Work to be completed → Copy the lines of the data below exactly, starting at the first and stopping after the line that contains "(cog) at (1079.3,194.3)"; include no pictures.

Entries shown →
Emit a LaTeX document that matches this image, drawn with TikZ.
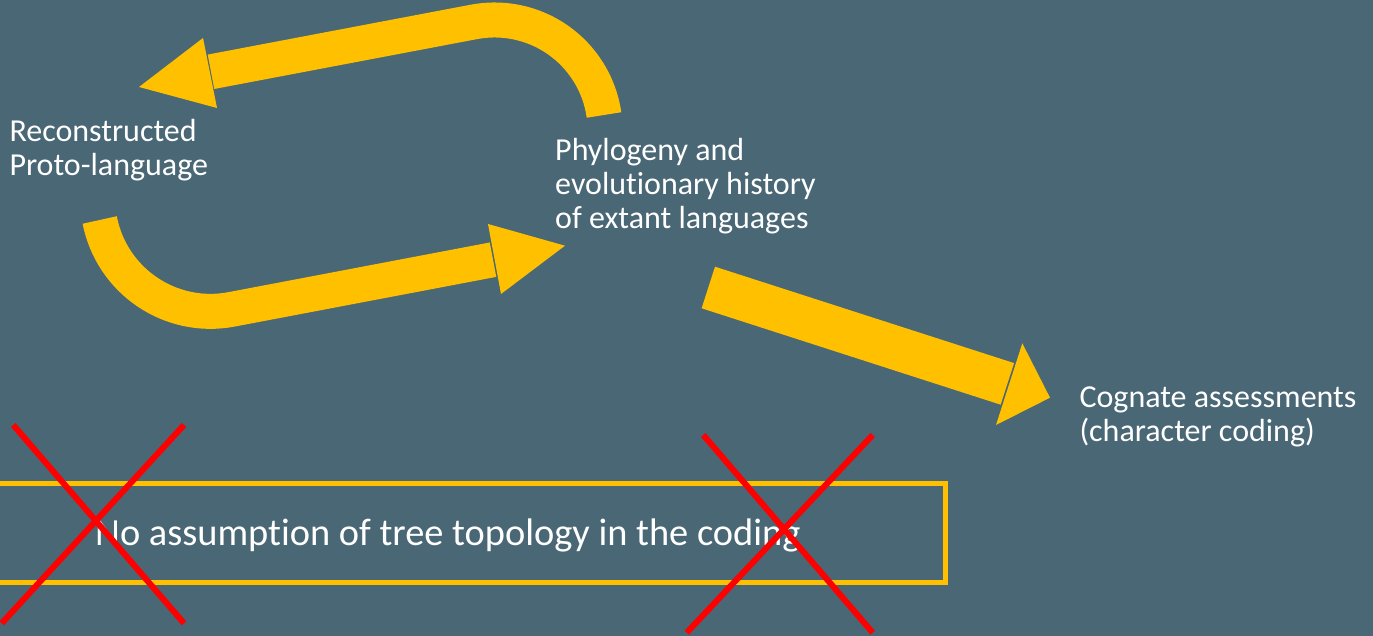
\documentclass[tikz,border=0pt]{standalone}
\usepackage{fontspec}
\setmainfont{Carlito}[Ligatures=NoCommon]
\usetikzlibrary{calc}
\definecolor{slide}{RGB}{73,103,116}
\definecolor{gold}{RGB}{255,192,0}
\definecolor{xred}{RGB}{255,0,0}
\begin{document}
\begin{tikzpicture}[x=1pt,y=1pt,
  band/.style={draw=gold,line width=35pt,line cap=butt},
  head/.style={fill=gold},
  cross/.style={draw=xred,line width=6pt},
  txt/.style={text=white,inner sep=0pt,anchor=base west,align=left,
    font=\fontsize{32}{34}\selectfont},
  boxtxt/.style={text=white,inner sep=0pt,anchor=base west,
    font=\fontsize{38.4}{42}\selectfont}]
\useasboundingbox (0,0) rectangle (1373,636);
\clip (0,0) rectangle (1373,636);
\fill[slide] (0,0) rectangle (1373,636);

% labels (anchored at the baseline of their last line)
\node[txt] (proto) at (9.3,460.3) {Reconstructed\\Proto-language};
\node[txt] (phylo) at (555,407.7) {Phylogeny and\\evolutionary history\\of extant languages};
\node[txt] (cog) at (1079.3,194.3) {Cognate assessments\\(character coding)};

% key points of the arrows
\coordinate (upstart) at (604,521);
\coordinate (upbase) at (210,564);
\coordinate (uptip) at (139,549);
\coordinate (upb1) at (203,598);
\coordinate (upb2) at (217,528);
\coordinate (lostart) at (99.7,416);
\coordinate (lobase) at (494,376.5);
\coordinate (lotip) at (565,390.3);
\coordinate (lob1) at (488,412);
\coordinate (lob2) at (501,342);
\coordinate (cgtail) at (708.3,348.5);
\coordinate (cgbase) at (1008.3,251.8);
\coordinate (cgtip) at (1050,238.3);
\coordinate (cgb1) at (1022.3,292.7);
\coordinate (cgb2) at (996,211);

% phylogeny -> proto-language (curved, upper)
\draw[band] (upstart) arc[start angle=8.1,end angle=100.8,radius=110.6] -- ($(upbase)!-1pt!(uptip)$);
\fill[head] (uptip) -- (upb1) -- (upb2) -- cycle;

% proto-language -> phylogeny (curved, lower)
\draw[band] (lostart) arc[start angle=191,end angle=280.8,radius=112.9] -- ($(lobase)!-1pt!(lotip)$);
\fill[head] (lotip) -- (lob1) -- (lob2) -- cycle;

% phylogeny -> cognate assessments
\draw[band,line width=43.7pt] (cgtail) -- ($(cgbase)!-1pt!(cgtip)$);
\fill[head] (cgtip) -- (cgb1) -- (cgb2) -- cycle;

% framed statement
\draw[gold,line width=5pt] (-10,53) rectangle (945,152.5);
\node[boxtxt] (stmt) at (95,90) {No assumption of tree topology in the coding};

% crossed out
\draw[cross] (13.3,211) -- (184,12.7);
\draw[cross] (184,211) -- (1.7,12.7);
\draw[cross] (703.3,201) -- (872.7,3.3);
\draw[cross] (872.7,201) -- (686.7,3.3);
\end{tikzpicture}
\end{document}
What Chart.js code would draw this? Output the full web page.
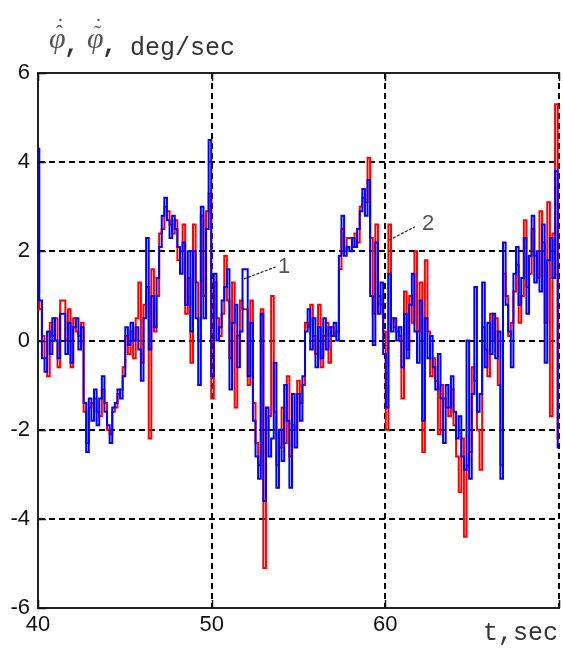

Output for this task →
Emit a LaTeX document that matches this image, drawn with TikZ.
\documentclass[tikz,border=0pt]{standalone}
\usepackage{fontspec}
\setmainfont{Carlito}[Ligatures=NoCommon]
\usetikzlibrary{calc}
\definecolor{slide}{RGB}{73,103,116}
\definecolor{gold}{RGB}{255,192,0}
\definecolor{xred}{RGB}{255,0,0}
\begin{document}
\begin{tikzpicture}[x=1pt,y=1pt,
  band/.style={draw=gold,line width=35pt,line cap=butt},
  head/.style={fill=gold},
  cross/.style={draw=xred,line width=6pt},
  txt/.style={text=white,inner sep=0pt,anchor=base west,align=left,
    font=\fontsize{32}{34}\selectfont},
  boxtxt/.style={text=white,inner sep=0pt,anchor=base west,
    font=\fontsize{38.4}{42}\selectfont}]
\useasboundingbox (0,0) rectangle (1373,636);
\clip (0,0) rectangle (1373,636);
\fill[slide] (0,0) rectangle (1373,636);

% labels (anchored at the baseline of their last line)
\node[txt] (proto) at (9.3,460.3) {Reconstructed\\Proto-language};
\node[txt] (phylo) at (555,407.7) {Phylogeny and\\evolutionary history\\of extant languages};
\node[txt] (cog) at (1079.3,194.3) {Cognate assessments\\(character coding)};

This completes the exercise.